• [CHALLENGE]
From the first line of the data down to and including the line with "41.6, 38.8, 35.8]", copy everything exactly, leaving out pictures.

• [GIVEN MATERIAL]
#####

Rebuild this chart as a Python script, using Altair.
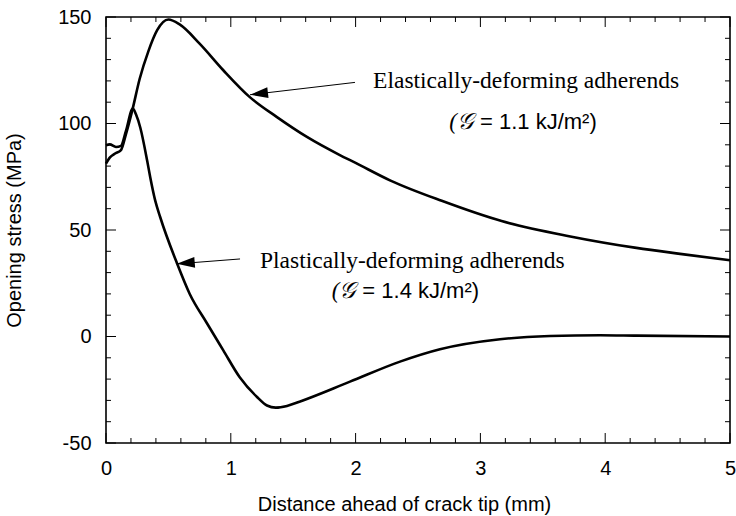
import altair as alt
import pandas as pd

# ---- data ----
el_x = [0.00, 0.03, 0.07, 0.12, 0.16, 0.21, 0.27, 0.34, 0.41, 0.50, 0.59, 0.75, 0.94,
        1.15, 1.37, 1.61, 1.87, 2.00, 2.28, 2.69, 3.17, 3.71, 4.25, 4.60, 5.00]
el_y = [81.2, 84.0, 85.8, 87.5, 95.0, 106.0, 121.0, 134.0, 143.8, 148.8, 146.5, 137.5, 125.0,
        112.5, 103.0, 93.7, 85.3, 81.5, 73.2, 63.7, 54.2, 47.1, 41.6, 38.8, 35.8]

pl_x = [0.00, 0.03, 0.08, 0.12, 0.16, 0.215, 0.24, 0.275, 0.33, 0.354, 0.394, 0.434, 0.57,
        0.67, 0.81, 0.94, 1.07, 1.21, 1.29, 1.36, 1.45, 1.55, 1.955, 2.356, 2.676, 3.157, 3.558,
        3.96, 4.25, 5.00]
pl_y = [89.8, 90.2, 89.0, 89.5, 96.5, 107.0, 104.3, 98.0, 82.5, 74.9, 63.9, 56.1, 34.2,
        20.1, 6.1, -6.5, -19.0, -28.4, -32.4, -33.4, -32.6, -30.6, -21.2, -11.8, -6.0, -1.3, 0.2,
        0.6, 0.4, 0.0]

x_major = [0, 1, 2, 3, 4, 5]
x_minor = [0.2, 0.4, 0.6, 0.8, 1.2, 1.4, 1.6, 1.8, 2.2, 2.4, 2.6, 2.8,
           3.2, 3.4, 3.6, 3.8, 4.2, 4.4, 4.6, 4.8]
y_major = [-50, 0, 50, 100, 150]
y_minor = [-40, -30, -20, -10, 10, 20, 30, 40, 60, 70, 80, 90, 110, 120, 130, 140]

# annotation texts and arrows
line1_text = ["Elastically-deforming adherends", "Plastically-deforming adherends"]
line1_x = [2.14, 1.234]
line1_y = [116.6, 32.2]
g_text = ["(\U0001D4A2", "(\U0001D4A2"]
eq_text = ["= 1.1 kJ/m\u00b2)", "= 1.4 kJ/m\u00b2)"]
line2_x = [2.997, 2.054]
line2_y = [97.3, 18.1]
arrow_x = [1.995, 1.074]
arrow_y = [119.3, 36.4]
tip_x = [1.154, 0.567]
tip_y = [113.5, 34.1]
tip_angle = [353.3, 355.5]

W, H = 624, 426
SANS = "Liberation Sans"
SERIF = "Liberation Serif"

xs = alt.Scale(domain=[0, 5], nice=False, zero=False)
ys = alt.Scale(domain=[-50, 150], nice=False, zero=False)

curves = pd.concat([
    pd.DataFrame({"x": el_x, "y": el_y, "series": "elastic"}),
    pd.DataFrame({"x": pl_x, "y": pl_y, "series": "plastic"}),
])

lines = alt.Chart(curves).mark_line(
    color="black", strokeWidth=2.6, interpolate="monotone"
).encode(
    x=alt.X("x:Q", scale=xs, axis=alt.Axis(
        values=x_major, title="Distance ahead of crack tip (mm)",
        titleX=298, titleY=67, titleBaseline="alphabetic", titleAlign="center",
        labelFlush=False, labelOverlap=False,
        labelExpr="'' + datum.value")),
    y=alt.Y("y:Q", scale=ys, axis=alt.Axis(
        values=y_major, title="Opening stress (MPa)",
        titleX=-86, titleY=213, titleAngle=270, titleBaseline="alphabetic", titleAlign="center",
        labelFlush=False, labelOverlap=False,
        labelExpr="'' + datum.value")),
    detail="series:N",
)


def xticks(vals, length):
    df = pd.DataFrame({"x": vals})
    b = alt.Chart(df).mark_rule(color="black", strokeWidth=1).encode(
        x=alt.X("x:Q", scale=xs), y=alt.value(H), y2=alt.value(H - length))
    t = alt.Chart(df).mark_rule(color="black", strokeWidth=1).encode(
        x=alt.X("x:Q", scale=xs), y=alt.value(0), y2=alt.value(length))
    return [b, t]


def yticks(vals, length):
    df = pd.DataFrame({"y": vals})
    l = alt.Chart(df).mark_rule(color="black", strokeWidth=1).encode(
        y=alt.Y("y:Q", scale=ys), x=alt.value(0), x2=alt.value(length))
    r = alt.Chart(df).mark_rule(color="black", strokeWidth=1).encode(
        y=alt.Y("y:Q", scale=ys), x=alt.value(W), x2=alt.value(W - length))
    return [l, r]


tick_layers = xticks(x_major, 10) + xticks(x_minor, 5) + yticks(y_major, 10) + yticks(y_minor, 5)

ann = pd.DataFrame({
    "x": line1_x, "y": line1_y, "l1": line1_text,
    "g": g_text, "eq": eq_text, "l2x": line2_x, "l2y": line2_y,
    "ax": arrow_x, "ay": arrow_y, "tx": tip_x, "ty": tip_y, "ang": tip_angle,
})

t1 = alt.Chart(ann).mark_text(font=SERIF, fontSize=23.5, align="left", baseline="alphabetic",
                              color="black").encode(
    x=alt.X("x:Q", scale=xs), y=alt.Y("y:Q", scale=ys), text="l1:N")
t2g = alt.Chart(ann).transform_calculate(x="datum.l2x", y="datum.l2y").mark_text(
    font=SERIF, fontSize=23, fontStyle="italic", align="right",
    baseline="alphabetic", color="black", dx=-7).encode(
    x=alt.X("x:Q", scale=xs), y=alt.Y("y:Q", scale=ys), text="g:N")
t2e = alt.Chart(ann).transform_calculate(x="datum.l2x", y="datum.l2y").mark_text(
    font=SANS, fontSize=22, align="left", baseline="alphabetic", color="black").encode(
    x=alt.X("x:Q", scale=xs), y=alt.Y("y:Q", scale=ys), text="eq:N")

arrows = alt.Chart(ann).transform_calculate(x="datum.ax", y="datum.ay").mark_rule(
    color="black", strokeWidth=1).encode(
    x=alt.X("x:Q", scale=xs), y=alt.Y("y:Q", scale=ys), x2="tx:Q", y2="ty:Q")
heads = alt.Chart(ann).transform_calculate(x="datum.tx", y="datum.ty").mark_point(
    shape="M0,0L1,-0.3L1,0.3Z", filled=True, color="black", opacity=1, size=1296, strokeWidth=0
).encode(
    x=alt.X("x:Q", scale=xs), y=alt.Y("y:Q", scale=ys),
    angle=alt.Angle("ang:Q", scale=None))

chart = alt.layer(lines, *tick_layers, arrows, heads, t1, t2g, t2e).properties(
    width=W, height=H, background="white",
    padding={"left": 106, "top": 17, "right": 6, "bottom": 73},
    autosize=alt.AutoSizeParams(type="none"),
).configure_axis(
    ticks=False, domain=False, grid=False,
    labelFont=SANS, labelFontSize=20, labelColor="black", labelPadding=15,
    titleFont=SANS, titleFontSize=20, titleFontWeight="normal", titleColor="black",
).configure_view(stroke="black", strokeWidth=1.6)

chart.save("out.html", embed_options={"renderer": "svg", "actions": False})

#####

• [ANSWER TO THIS EXERCISE]
Rebuild this chart as a Python script, using Altair.
import altair as alt
import pandas as pd

# ---- data ----
el_x = [0.00, 0.03, 0.07, 0.12, 0.16, 0.21, 0.27, 0.34, 0.41, 0.50, 0.59, 0.75, 0.94,
        1.15, 1.37, 1.61, 1.87, 2.00, 2.28, 2.69, 3.17, 3.71, 4.25, 4.60, 5.00]
el_y = [81.2, 84.0, 85.8, 87.5, 95.0, 106.0, 121.0, 134.0, 143.8, 148.8, 146.5, 137.5, 125.0,
        112.5, 103.0, 93.7, 85.3, 81.5, 73.2, 63.7, 54.2, 47.1, 41.6, 38.8, 35.8]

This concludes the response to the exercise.